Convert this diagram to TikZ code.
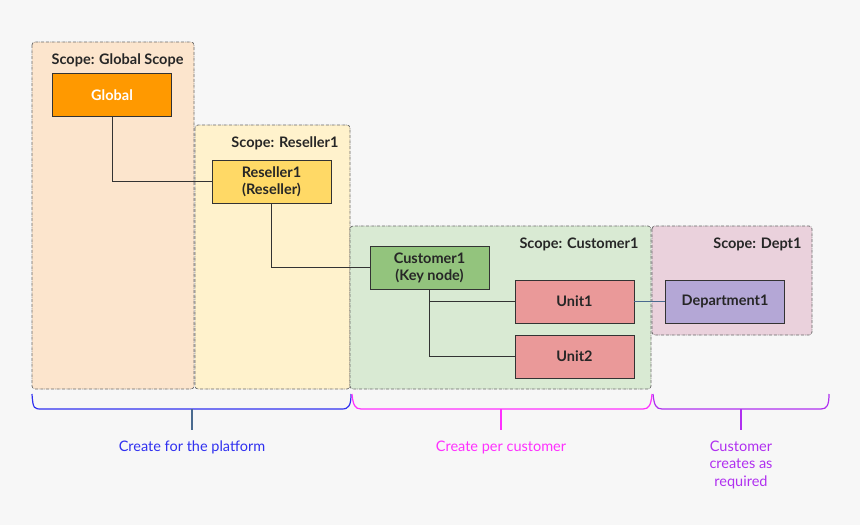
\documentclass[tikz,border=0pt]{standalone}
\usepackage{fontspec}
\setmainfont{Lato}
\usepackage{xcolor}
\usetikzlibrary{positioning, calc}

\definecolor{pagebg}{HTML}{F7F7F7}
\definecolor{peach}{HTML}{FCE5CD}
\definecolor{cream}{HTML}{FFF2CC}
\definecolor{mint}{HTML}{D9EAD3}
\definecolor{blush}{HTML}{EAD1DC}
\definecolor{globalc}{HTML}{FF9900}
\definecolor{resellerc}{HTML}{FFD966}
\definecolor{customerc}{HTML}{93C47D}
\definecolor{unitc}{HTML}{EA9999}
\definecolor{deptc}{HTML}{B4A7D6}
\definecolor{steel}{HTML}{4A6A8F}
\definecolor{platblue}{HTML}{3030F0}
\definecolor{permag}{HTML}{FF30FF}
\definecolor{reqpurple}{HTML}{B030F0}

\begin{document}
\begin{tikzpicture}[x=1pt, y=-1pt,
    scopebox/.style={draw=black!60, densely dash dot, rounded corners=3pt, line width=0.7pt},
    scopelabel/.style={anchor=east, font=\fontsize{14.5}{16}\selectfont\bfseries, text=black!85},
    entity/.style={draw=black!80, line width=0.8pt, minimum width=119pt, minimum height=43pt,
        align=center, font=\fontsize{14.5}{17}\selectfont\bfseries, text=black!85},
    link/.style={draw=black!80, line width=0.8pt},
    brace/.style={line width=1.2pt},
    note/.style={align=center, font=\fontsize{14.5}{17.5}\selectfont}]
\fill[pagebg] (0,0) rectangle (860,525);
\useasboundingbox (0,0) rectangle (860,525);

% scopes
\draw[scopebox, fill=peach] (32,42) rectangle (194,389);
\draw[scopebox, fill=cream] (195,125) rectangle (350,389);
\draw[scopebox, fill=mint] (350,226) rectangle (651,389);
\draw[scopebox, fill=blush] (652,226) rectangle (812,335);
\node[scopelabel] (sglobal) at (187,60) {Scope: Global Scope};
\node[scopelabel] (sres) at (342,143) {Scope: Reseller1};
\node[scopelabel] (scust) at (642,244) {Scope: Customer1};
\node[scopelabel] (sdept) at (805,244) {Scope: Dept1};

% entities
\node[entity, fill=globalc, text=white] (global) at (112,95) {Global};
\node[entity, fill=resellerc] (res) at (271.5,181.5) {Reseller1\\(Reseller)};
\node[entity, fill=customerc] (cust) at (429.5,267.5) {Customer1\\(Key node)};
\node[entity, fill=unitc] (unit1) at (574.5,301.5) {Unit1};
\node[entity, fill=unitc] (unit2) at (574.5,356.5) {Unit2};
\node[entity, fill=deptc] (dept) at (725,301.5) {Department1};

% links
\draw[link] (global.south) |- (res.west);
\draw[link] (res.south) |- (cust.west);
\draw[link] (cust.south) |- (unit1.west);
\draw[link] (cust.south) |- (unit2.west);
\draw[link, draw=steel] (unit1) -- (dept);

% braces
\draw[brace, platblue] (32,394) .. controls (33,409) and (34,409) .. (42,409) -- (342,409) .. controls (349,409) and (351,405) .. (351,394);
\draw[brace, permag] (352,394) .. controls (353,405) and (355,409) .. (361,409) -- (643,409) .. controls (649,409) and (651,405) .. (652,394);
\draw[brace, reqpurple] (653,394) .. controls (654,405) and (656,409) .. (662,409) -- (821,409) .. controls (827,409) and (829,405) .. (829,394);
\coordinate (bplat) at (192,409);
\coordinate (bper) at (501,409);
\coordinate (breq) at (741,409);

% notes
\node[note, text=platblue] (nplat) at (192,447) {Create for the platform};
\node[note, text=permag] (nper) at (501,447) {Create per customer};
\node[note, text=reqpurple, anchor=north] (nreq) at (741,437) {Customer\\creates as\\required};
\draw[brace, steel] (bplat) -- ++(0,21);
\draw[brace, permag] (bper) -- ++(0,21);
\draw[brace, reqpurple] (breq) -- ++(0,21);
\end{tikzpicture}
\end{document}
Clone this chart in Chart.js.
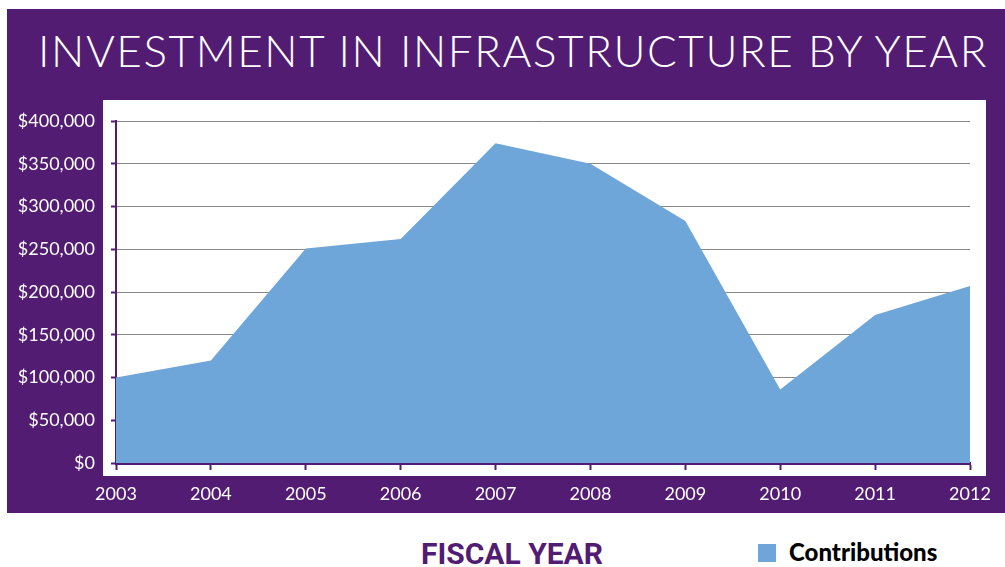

***

■ **EXERCISE TASK**
Gather each line from the listing above that holds "this".

■ **FULL RESPONSE**
Convert this diagram to TikZ code.
Clone this chart in Chart.js.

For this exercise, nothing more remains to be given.